The reason I say value indefiniteness is absurd as a way to interpret quantum mechanics is because it is not necessitated by the mathematics at all, and if you believe it:
So, either it devolves into solipsism, or it is a different theory to begin with.
Bell was fine with #2 as long as people were honest about that being what they were doing. He wrote an article “Against ‘Measurement’” where he criticized the vagueness of people who claim there is a transition “at measurement” but then do not even rigorously define what qualifies as a “measurement.” He wrote positively of GRW theory in his paper “Are there Quantum Jumps?” precisely because they do give a rigorous mathematical definition of how this process takes place.
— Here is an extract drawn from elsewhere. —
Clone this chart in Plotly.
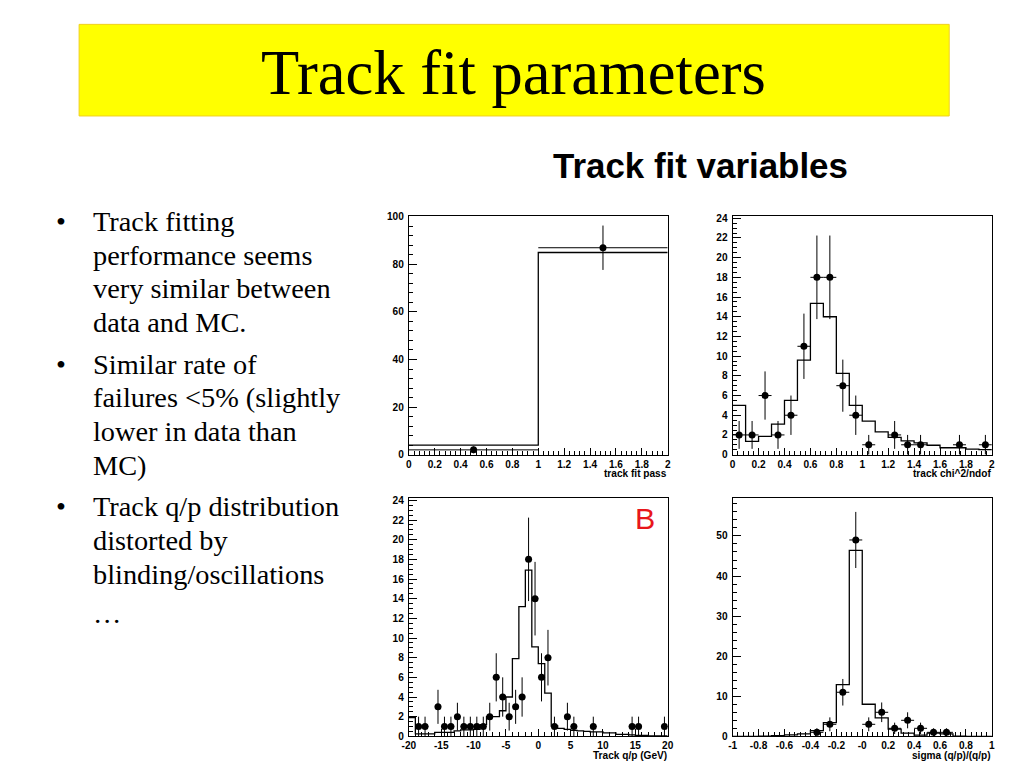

But Bell also didn’t particularly believe there was any reason to believe in value indefiniteness to begin with. You can just interpret quantum mechanics as a kind of stochastic mechanics, just one with non-local features, where it is random but particles still have definite values at all times. The same year he published his famous theorem in 1964 in the paper “On the Einstein Podolsky Rosen Paradox” he also published the paper “On the Problem of Hidden Variables” debunking von Neumann’s proof that supposedly you cannot interpret quantum mechanics in value definite terms. He also wrote a paper “Beables in Quantum Field Theory” where he shows QFT can be represented as a stochastic theory. He also wrote a paper “On the Impossible Pilot Wave” where he promoted pilot wave theory, not necessarily because he believed it, but because he saw it as a counterexample to all the supposed “proofs” that quantum mechanics cannot be interpreted as a value definite theory.
My point isn’t about randomness/indeterminacy. It is about “indefiniteness,” the claim that things have no values until you look. This either devolves into solipsism, or into a theory which is not quantum mechanics.